A TV Bandeirantes, em 1967, 13 de maio, no dia de sua inauguração, iniciou um programa jovem, dirigido por Italo Morelli, que era estrelado pelos Mutantes, Rita Lee, Sérgio Reis, e outros iniciantes.


Cyro del Nero
No início dos anos 70, Cyro del Nero trouxe a perigo o exilado Caetano Veloso da Inglaterra para gravar um programa histórico na TV Tupi, com João Gilberto e Gal Costa. Um jogava pingue-pongue, outro bebia Coca-Cola gelada e comia sopa de caldo verde quente enroscando em seus longos cabelos.

Na TV Excelsior, Manoel Carlos produzindo, e Bibi Ferreira apresentando o programa dominical noturno "Brasil 60", criaram um elo entre a música popular brasileira e a bossa nova, o cinema de "O Pagador de Promessas" e Mazzaropi, o Teatro de Arena, a literatura, a dramaturgia de Jorge Andrade, o comedor de giletes Ari Toledo e a música de Caetano Zama, Pelé e Garrincha, a Copa de 62, tudo no auditório da Nestor Pestana.


Manoel Carlos
Manoel Carlos, criativamente, juntava Juca Chaves com Lamartine Babo, João Gilberto com Orlando Silva, Dorival Caymmi com Jorge Amado, Grande Otelo e Oscarito, As Pastorinhas cantavam em coro por Aurora Miranda, Silvio Caldas, Linda e Dircinha Batista, Carlos Galhardo e grandes momentos da MPB. Eram plagiados no Rio.

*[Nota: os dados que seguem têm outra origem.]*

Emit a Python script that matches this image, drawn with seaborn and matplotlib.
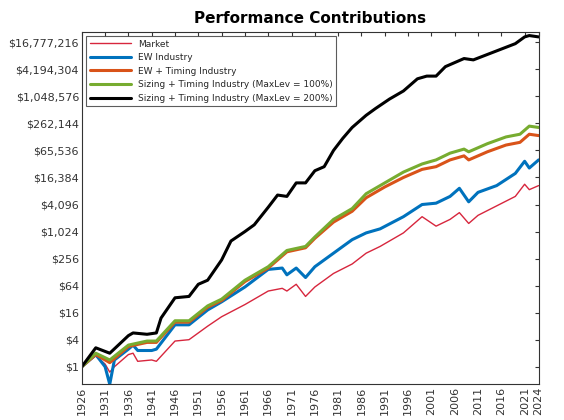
import matplotlib
matplotlib.use("Agg")
import matplotlib.pyplot as plt
import seaborn as sns
import pandas as pd

# -- Data (log2 of growth of $1) -----------------------------------------------
black_years = [1926, 1929, 1932, 1936, 1937, 1940, 1942, 1943, 1946, 1949, 1951, 1953,
               1956, 1958, 1961, 1963, 1966, 1968, 1970, 1972, 1974, 1976, 1978, 1980,
               1982, 1984, 1987, 1989, 1992, 1995, 1998, 2000, 2002, 2004, 2008, 2010,
               2013, 2016, 2019, 2021, 2022, 2024]
black_vals = [0, 1.4, 1.0, 2.3, 2.5, 2.4, 2.5, 3.6, 5.1, 5.2, 6.1, 6.4,
              7.9, 9.3, 10.0, 10.5, 11.8, 12.7, 12.6, 13.6, 13.6, 14.5, 14.8, 16.0,
              16.9, 17.7, 18.6, 19.1, 19.8, 20.4, 21.3, 21.5, 21.5, 22.2, 22.8, 22.7,
              23.1, 23.5, 23.9, 24.4, 24.5, 24.4]

st_years = [1926, 1929, 1932, 1936, 1940, 1942, 1946, 1949, 1953, 1956, 1961, 1966,
            1970, 1974, 1976, 1980, 1984, 1987, 1991, 1995, 1999, 2002, 2005, 2008,
            2009, 2013, 2017, 2020, 2022, 2024]
green_vals = [0, 1.0, 0.5, 1.6, 1.9, 1.9, 3.4, 3.4, 4.5, 5.0, 6.4, 7.4,
              8.6, 8.9, 9.6, 10.9, 11.7, 12.8, 13.6, 14.4, 15.0, 15.3, 15.8, 16.1,
              15.9, 16.5, 17.0, 17.2, 17.8, 17.7]
orange_vals = [0, 0.9, 0.3, 1.5, 1.8, 1.8, 3.3, 3.3, 4.4, 4.9, 6.3, 7.3,
               8.5, 8.8, 9.5, 10.7, 11.5, 12.5, 13.3, 14.0, 14.6, 14.8, 15.3, 15.6,
               15.3, 15.9, 16.4, 16.6, 17.2, 17.1]

mkt_years = [1926, 1929, 1931, 1932, 1933, 1936, 1937, 1938, 1941, 1942, 1946, 1949,
             1953, 1956, 1961, 1966, 1969, 1970, 1972, 1974, 1976, 1980, 1984, 1987,
             1990, 1995, 1999, 2002, 2005, 2007, 2009, 2011, 2015, 2019, 2021, 2022, 2024]
blue_vals = [0, 0.9, 0.0, -1.3, 0.5, 1.3, 1.6, 1.2, 1.2, 1.3, 3.1, 3.1,
             4.2, 4.8, 5.9, 7.2, 7.3, 6.8, 7.3, 6.6, 7.4, 8.4, 9.4, 9.9,
             10.2, 11.1, 12.0, 12.1, 12.6, 13.2, 12.2, 12.9, 13.4, 14.3, 15.2, 14.7, 15.3]
red_vals = [0, 0.8, 0.2, -0.4, 0.0, 0.9, 1.0, 0.4, 0.5, 0.4, 1.9, 2.0,
            3.0, 3.7, 4.6, 5.6, 5.8, 5.6, 6.1, 5.2, 5.9, 6.9, 7.6, 8.4,
            8.9, 9.9, 11.1, 10.4, 10.9, 11.4, 10.6, 11.2, 11.9, 12.6, 13.5, 13.1, 13.4]

labels = ["Market", "EW Industry", "EW + Timing Industry",
          "Sizing + Timing Industry (MaxLev = 100%)",
          "Sizing + Timing Industry (MaxLev = 200%)"]
colors = ["#d7263d", "#0072bd", "#d95319", "#77ac30", "#000000"]
widths = [1.0, 2.2, 2.2, 2.2, 2.2]

series = [(mkt_years, red_vals), (mkt_years, blue_vals), (st_years, orange_vals),
          (st_years, green_vals), (black_years, black_vals)]

sns.set_style("white")
fig, ax = plt.subplots(figsize=(5.64, 4.2), dpi=100)
fig.subplots_adjust(left=0.145, right=0.955, top=0.925, bottom=0.085)

for (yrs, vals), lab, col, lw in zip(series, labels, colors, widths):
    df = pd.DataFrame({"year": yrs, "v": vals})
    sns.lineplot(data=df, x="year", y="v", ax=ax, color=col, lw=lw, label=lab)

ax.set_xlim(1926, 2024)
ax.set_ylim(-1.3, 24.8)
xt = list(range(1926, 2022, 5)) + [2024]
ax.set_xticks(xt)
ax.set_xticklabels([str(x) for x in xt], rotation=90, fontsize=8)
yt = list(range(0, 25, 2))
ax.set_yticks(yt)
ax.set_yticklabels([f"${2**e:,}" for e in yt], fontsize=8)
ax.tick_params(direction="in", length=3, top=True, right=True, pad=2, colors="#333333")
ax.set_xlabel("")
ax.set_ylabel("")
for s in ax.spines.values():
    s.set_color("#333333")
    s.set_linewidth(0.8)
ax.set_title("Performance Contributions", fontsize=11, fontweight="bold", color="black")
leg = ax.legend(loc="upper left", fontsize=6.5, frameon=True, fancybox=False,
                edgecolor="#333333", handlelength=4.5, borderpad=0.4, labelspacing=0.5)
leg.get_frame().set_linewidth(0.8)

fig.savefig("out.png", dpi=100)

Os produtores do balneário Maurício Sherman, Walter Clark, Moyses Weltman, Ronald Bôscoli e tantos outros ficavam nas escadas do auditório contratando esses artistas para repetirem o número nas TVs cariocas, semana seguinte.

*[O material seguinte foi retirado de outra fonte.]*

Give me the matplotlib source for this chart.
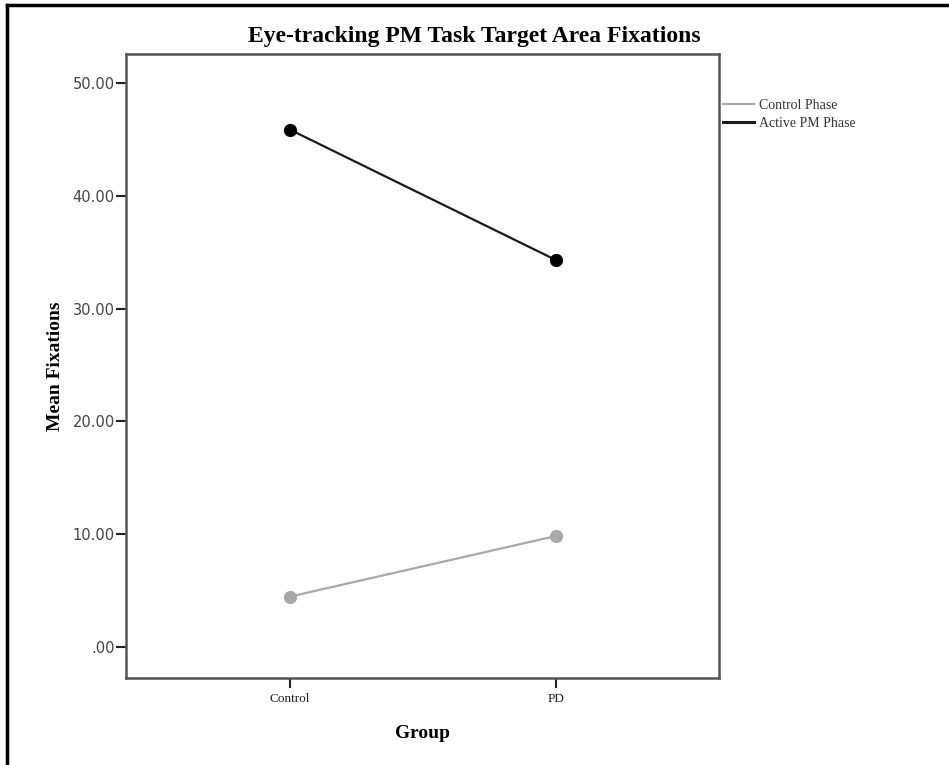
import matplotlib.pyplot as plt
from matplotlib.lines import Line2D

# data
groups = ["Control", "PD"]
control_phase = [4.45, 9.84]
active_pm_phase = [45.9, 34.3]
y_ticks = [0, 10, 20, 30, 40, 50]
y_tick_labels = [".00", "10.00", "20.00", "30.00", "40.00", "50.00"]

serif = ["Liberation Serif", "DejaVu Serif"]
light = "#a8a8a8"
dark = "#1a1a1a"

fig = plt.figure(figsize=(9.49, 7.65), dpi=100)
ax = fig.add_axes([0.1328, 0.1137, 0.6248, 0.8157])

x = list(range(len(groups)))
ax.plot(x, control_phase, color=light, lw=1.6, marker="o", ms=8.5,
        mfc=light, mec=light)
ax.plot(x, active_pm_phase, color=dark, lw=1.6, marker="o", ms=8.5,
        mfc="black", mec="black")

ax.set_xlim(-0.614, 1.61)
ax.set_ylim(-2.77, 52.6)
ax.set_xticks(x)
ax.set_xticklabels(groups, family=serif, fontsize=9.5, color="#222222")
ax.set_yticks(y_ticks)
ax.set_yticklabels(y_tick_labels, family="DejaVu Sans", fontsize=10.5, color="#444444")

for side in ["left", "bottom", "right", "top"]:
    ax.spines[side].set_color("#555555")
    ax.spines[side].set_linewidth(1.8)
ax.tick_params(axis="y", length=7, width=1.5, color="#222222", pad=1)
ax.tick_params(axis="x", length=7, width=1.5, color="#222222", pad=4)

ax.set_xlabel("Group", family=serif, fontsize=14, fontweight="bold", labelpad=14)
ax.set_ylabel("Mean Fixations", family=serif, fontsize=14, fontweight="bold", labelpad=6)
fig.text(0.4995, 0.952, "Eye-tracking PM Task Target Area Fixations", family=serif,
         fontsize=17, fontweight="bold", ha="center", va="center")

handles = [Line2D([], [], color=light, lw=1.6), Line2D([], [], color=dark, lw=2.2)]
leg = fig.legend(handles, ["Control Phase", "Active PM Phase"], loc="upper left",
                 bbox_to_anchor=(0.756, 0.878), frameon=False,
                 prop={"family": serif, "size": 10}, handlelength=2.2,
                 handletextpad=0.4, labelspacing=0.35, borderaxespad=0)
for t in leg.get_texts():
    t.set_color("#333333")

# page frame on the top and left edges
fig.add_artist(Line2D([0.0074, 0.0074], [0, 0.9935], color="black", lw=2.5,
                      transform=fig.transFigure))
fig.add_artist(Line2D([0.0074, 1], [0.9935, 0.9935], color="black", lw=2.5,
                      transform=fig.transFigure))

fig.savefig("out.png", dpi=100)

O "Brasil 60" dos domingos foi plagiado pelo "Fantástico". Numa reunião na TV Globo, Boni revelou, diante do produtor Manoel Carlos, do cenógrafo Cyro del Nero, que queria fazer um "Brasil 60" sem Bibi. Walter George Durst, ao ser pedido para bolar um título bombástico, citou o programa de rádio de Almirante, "Incrível, Fantástico, Extraordinário". Boni: isso, "Fantástico, o Show da Vida". E o principal. O ponto negligenciado, inclusive pelos irmãos Campos, é que o "Brasil 60" mudou o público da MPB.


Walter George Durst
Ele tinha acompanhamento musical; de Chu (depois Luis Chaves), Rubinho e Pedrinho Mattar (depois Amilson Godoy), o futuro Zimbo Trio, descoberto por Agostinho dos Santos. Apresentavam-se com o pianista Paul Urbach, no Mackenzie, tocando jazz.

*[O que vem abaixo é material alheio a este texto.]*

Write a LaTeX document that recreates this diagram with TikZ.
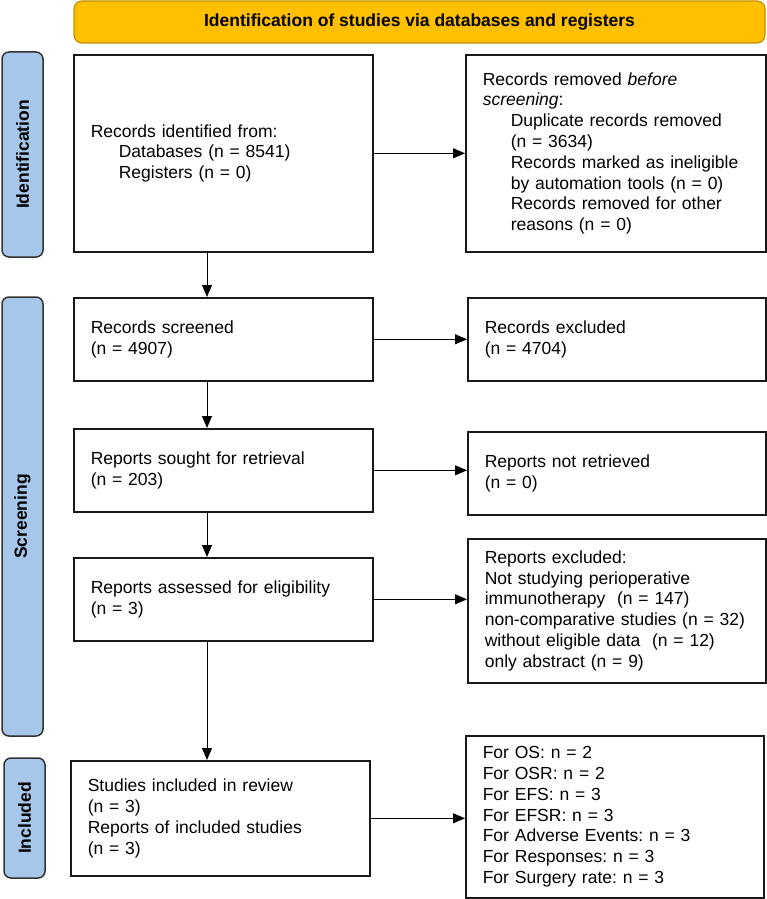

Os alunos da Maria Antonia pediram para o baterista Rubinho convidar o Manoel Carlos, às segundas, trazer a nata da bossa nova para seus shows internos no campus. E substituíram o jazz pela música brasileira. A base de apoio estudantil e dos jovens para a bossa nova e tudo o mais que veio nos anos de ouro de São Paulo. 
Como Arrigo Barnabé, Itamar Assumpção, Hermeto Paschoal, vanguarda dos anos 80, último acontecimento musical importante, até hoje, por aqui.

A geração anterior, enquanto foi criativa, ficou por São Paulo, quando entrou em decadência, foi embora. Depois, a maioria dos remanescentes desses artistas mercenários foram para o Rio e para a Globo, e a MPB virou isso que está aí. MPB virou Música Para Bunda. "O Rio de Janeiro é o túmulo da Música Popular Brasileira". Assinado: maestro Júlio Medaglia.